Now there probably is a good argument to made for the youngest and only son to be a traditional brat, but his nickname actually has a different origin. It started life out as “Brat Pack” referring to the group of 80’s cult actors surrounding Emilio Estevez and movies like “St Elmo’s Fire”, and also referring back to Humphrey Bogart’s Rat Pack from the 50’s. All epitomising the young, up & coming, suave, well-dressed and good-looking kids that the Brat seemed to evoke somehow for me.  He did, after all, usually take longer to get ready to go somewhere than I did. Still does. But anyway, the point is that the naming of things and people matters at some level. It helps us know them a little better. It helps us love them out loud.

The brat.

 In December we had a bit of a family gathering and somewhere along the line (probably while we were all waiting for him to get ready so we could go out) the Brat lost his phone somewhere in the house. Eventually I offered to phone it so we could track its ringtone which we duly did, unearthing it from beneath a pile of papers and magazines on the dining-room table. I got to it first and in picking it up and ending the search-call, I noticed the name that he has obviously saved into his phone as my number.

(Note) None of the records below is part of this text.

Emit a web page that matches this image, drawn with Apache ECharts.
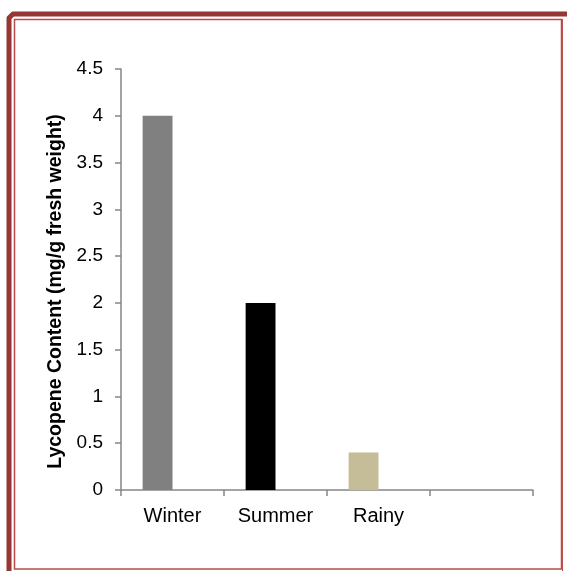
<!DOCTYPE html>
<html><head><meta charset="utf-8">
<script src="https://cdn.jsdelivr.net/npm/echarts@6/dist/echarts.min.js"></script>
<style>html,body{margin:0;padding:0;background:#fff}#c{width:567px;height:571px}</style>
</head><body><div id="c"></div>
<script>
const categories = ['Winter', 'Summer', 'Rainy', ''];
const lycopene = [4.0, 2.0, 0.4, null];
const yTicks = { min: 0, max: 4.5, interval: 0.5 };
const barColors = ['#808080', '#000000', '#c4bd97'];

const chart = echarts.init(document.getElementById('c'), null, { renderer: 'canvas' });
const axisGray = '#868686';
chart.setOption({
  animation: false,
  backgroundColor: '#fff',
  grid: { left: 121, right: 34, top: 69, bottom: 81, containLabel: false },
  xAxis: {
    type: 'category', data: categories,
    axisLine: { lineStyle: { color: axisGray, width: 1.5 } },
    axisTick: { show: true, alignWithLabel: false, length: 6, lineStyle: { color: axisGray, width: 1.5 } },
    axisLabel: { color: '#000', fontFamily: 'Liberation Sans, Arial', fontSize: 20, margin: 16 },
    splitLine: { show: false }
  },
  yAxis: {
    type: 'value', min: yTicks.min, max: yTicks.max, interval: yTicks.interval,
    name: 'Lycopene Content (mg/g fresh weight)', nameLocation: 'middle', nameGap: 52,
    nameTextStyle: { color: '#000', fontFamily: 'Liberation Sans, Arial', fontSize: 19.5, fontWeight: 'bold', padding: [0, 24, 0, 0] },
    axisLine: { show: true, lineStyle: { color: axisGray, width: 1.5 } },
    axisTick: { show: true, length: 6, lineStyle: { color: axisGray, width: 1.5 } },
    axisLabel: { color: '#000', fontFamily: 'Liberation Sans, Arial', fontSize: 19, margin: 18 },
    splitLine: { show: false }
  },
  series: [
    {
      type: 'bar', data: lycopene.map((v, i) => v == null ? null : { value: v, itemStyle: { color: barColors[i] } }),
      barGap: '0%', barCategoryGap: '42%'
    },
    { type: 'bar', data: categories.map(() => null), barGap: '0%', barCategoryGap: '42%' }
  ],
  graphic: [
    { type: 'polyline', shape: { points: [[9, 571], [9, 18], [13, 14], [567, 14]] }, style: { stroke: '#953735', lineWidth: 5, fill: null, lineJoin: 'round' }, z: 100 },
    { type: 'rect', shape: { x: 14.5, y: 19.5, width: 547, height: 549.5 }, style: { stroke: '#b84c4a', lineWidth: 1.5, fill: null }, z: 100 },
    { type: 'line', shape: { x1: 562.5, y1: 19, x2: 562.5, y2: 571 }, style: { stroke: '#c0504d', lineWidth: 1 }, z: 100 }
  ]
});
</script></body></html>
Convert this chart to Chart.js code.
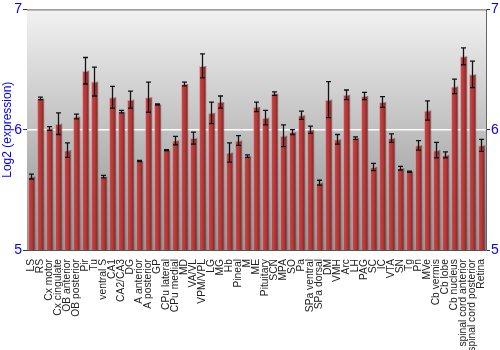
<!DOCTYPE html>
<html>
<head>
<meta charset="utf-8">
<script src="https://cdn.jsdelivr.net/npm/chart.js@4.4.0/dist/chart.umd.min.js"></script>
<style>
  html, body { margin: 0; padding: 0; background: #fff; }
  #wrap { width: 500px; height: 350px; }
</style>
</head>
<body>
<div id="wrap"><canvas id="chart" width="500" height="350"></canvas></div>
<script>
// brain regions along the x axis
const regions = [
  'LS', 'RS', 'Cx motor', 'Cx cingulate', 'OB anterior', 'OB posterior', 'Pir', 'Tu',
  'ventral S', 'CA1', 'CA2/CA3', 'DG', 'A anterior', 'A posterior', 'GP', 'CPu lateral',
  'CPu medial', 'MD', 'VA/VL', 'VPM/VPL', 'LG', 'MG', 'Hb', 'Pineal', 'M', 'ME',
  'Pituitary', 'SCN', 'MPA', 'SO', 'Pa', 'SPa ventral', 'SPa dorsal', 'DM', 'VMH', 'Arc',
  'LH', 'PAG', 'SC', 'IC', 'VTA', 'SN', 'Tg', 'Pn', 'MVe', 'Cb vermis', 'Cb lobe',
  'Cb nucleus', 'spinal cord anterior', 'spinal cord posterior', 'Retina'
];

// log2 expression per region
const expression = [
  5.61, 6.26, 6.01, 6.05, 5.83, 6.11, 6.49, 6.40,
  5.61, 6.27, 6.15, 6.25, 5.74, 6.27, 6.21, 5.83,
  5.91, 6.38, 5.93, 6.53, 6.14, 6.23, 5.81, 5.91, 5.78, 6.19,
  6.10, 6.30, 5.95, 5.98, 6.12, 6.00, 5.56, 6.25, 5.92, 6.29,
  5.93, 6.28, 5.69, 6.23, 5.93, 5.68, 5.65, 5.87, 6.16, 5.83, 5.79,
  6.36, 6.61, 6.46, 5.87
];

// standard error (half height of the error bar)
const errors = [
  0.02, 0.01, 0.015, 0.09, 0.06, 0.02, 0.11, 0.12,
  0.01, 0.09, 0.01, 0.07, 0.005, 0.125, 0.005, 0.005,
  0.035, 0.015, 0.05, 0.1, 0.09, 0.05, 0.08, 0.04, 0.01, 0.04,
  0.06, 0.015, 0.09, 0.02, 0.035, 0.03, 0.02, 0.15, 0.04, 0.04,
  0.01, 0.03, 0.03, 0.045, 0.035, 0.015, 0.005, 0.04, 0.08, 0.065, 0.025,
  0.06, 0.07, 0.11, 0.05
];

const yMin = 5;
const yMax = 7;

Chart.defaults.font.family = '"Liberation Sans", Arial, sans-serif';

// grey gradient behind the bars
const plotBackground = {
  id: 'plotBackground',
  beforeDatasetsDraw(chart) {
    const { ctx, chartArea: a } = chart;
    const g = ctx.createLinearGradient(0, a.top, 0, a.bottom);
    g.addColorStop(0, '#f2f2f2');
    g.addColorStop(1, '#8e8e8e');
    ctx.save();
    ctx.fillStyle = g;
    ctx.fillRect(a.left, a.top, a.right - a.left, a.bottom - a.top);
    // white reference line at 6
    const y6 = chart.scales.y.getPixelForValue(6);
    ctx.strokeStyle = '#ffffff';
    ctx.lineWidth = 1.5;
    ctx.beginPath();
    ctx.moveTo(a.left, y6);
    ctx.lineTo(a.right, y6);
    ctx.stroke();
    ctx.restore();
  }
};

// cylinder-like shading on bars and error bars
const barExtras = {
  id: 'barExtras',
  afterDatasetsDraw(chart) {
    const { ctx, chartArea: a } = chart;
    const meta = chart.getDatasetMeta(0);
    const yScale = chart.scales.y;
    ctx.save();
    ctx.beginPath();
    ctx.rect(a.left, a.top, a.right - a.left, a.bottom - a.top);
    ctx.clip();
    meta.data.forEach((bar, i) => {
      const { x, y, width } = bar.getProps(['x', 'y', 'width'], true);
      const left = x - width / 2;
      const g = ctx.createLinearGradient(left, 0, left + width, 0);
      g.addColorStop(0, 'rgba(255,255,255,0.18)');
      g.addColorStop(0.35, 'rgba(255,255,255,0.05)');
      g.addColorStop(0.7, 'rgba(0,0,0,0.08)');
      g.addColorStop(1, 'rgba(0,0,0,0.45)');
      ctx.fillStyle = g;
      ctx.fillRect(left, y, width, a.bottom - y);

      const hi = yScale.getPixelForValue(expression[i] + errors[i]);
      const lo = yScale.getPixelForValue(expression[i] - errors[i]);
      ctx.strokeStyle = '#111';
      ctx.lineWidth = 1.3;
      ctx.beginPath();
      ctx.moveTo(x, hi);
      ctx.lineTo(x, lo);
      ctx.moveTo(x - 2.5, hi);
      ctx.lineTo(x + 2.5, hi);
      ctx.moveTo(x - 2.5, lo);
      ctx.lineTo(x + 2.5, lo);
      ctx.stroke();
    });
    ctx.restore();

    // frame on top and right
    ctx.save();
    ctx.strokeStyle = '#666';
    ctx.lineWidth = 1;
    ctx.beginPath();
    ctx.moveTo(a.left, a.top + 0.5);
    ctx.lineTo(a.right + 0.5, a.top + 0.5);
    ctx.lineTo(a.right + 0.5, a.bottom);
    ctx.stroke();
    ctx.restore();
  }
};

new Chart(document.getElementById('chart'), {
  type: 'bar',
  data: {
    labels: regions,
    datasets: [{
      data: expression,
      backgroundColor: '#b83434',
      borderColor: 'rgba(225,130,130,0.55)',
      borderWidth: 1,
      barPercentage: 0.82,
      categoryPercentage: 1
    }]
  },
  options: {
    responsive: false,
    animation: false,
    layout: { padding: { top: 9, right: 0, bottom: 0, left: 0 } },
    plugins: {
      legend: { display: false },
      tooltip: { enabled: false }
    },
    scales: {
      x: {
        grid: { display: false },
        border: { color: '#555' },
        ticks: {
          color: '#222',
          font: { size: 10.3 },
          minRotation: 90,
          maxRotation: 90,
          autoSkip: false,
          padding: 1
        },
        afterFit(scale) { scale.height = 100; }
      },
      y: {
        position: 'left',
        min: yMin,
        max: yMax,
        ticks: { stepSize: 1, color: '#0000ff', font: { size: 14 }, padding: 1 },
        grid: { drawOnChartArea: false, tickColor: '#333', tickLength: 4 },
        border: { color: '#555' },
        title: {
          display: true,
          text: 'Log2 (expression)',
          color: '#0000ff',
          font: { size: 12 },
          padding: 0
        },
        afterFit(scale) { scale.width = 27; }
      },
      y2: {
        position: 'right',
        min: yMin,
        max: yMax,
        ticks: { stepSize: 1, color: '#0000ff', font: { size: 14 }, padding: 1 },
        grid: { drawOnChartArea: false, tickColor: '#333', tickLength: 4 },
        border: { color: '#888' },
        afterFit(scale) { scale.width = 14; }
      }
    }
  },
  plugins: [plotBackground, barExtras]
});
</script>
</body>
</html>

It didn’t say my full name, it started with the “Ann” that is often used in my family when referring to me, and then had a dash and then two little words that literally made me stop in wonder.

It said “Ann – the wise”.

Two little words that were quite possibly put there in jest, or irony, but which nevertheless made me feel more loved and appreciated than anything else I could think of.

Naming can tell you so much that you didn’t know before.

Sometimes naming can mean much more than just the describing of things – sometimes, it can mean everything.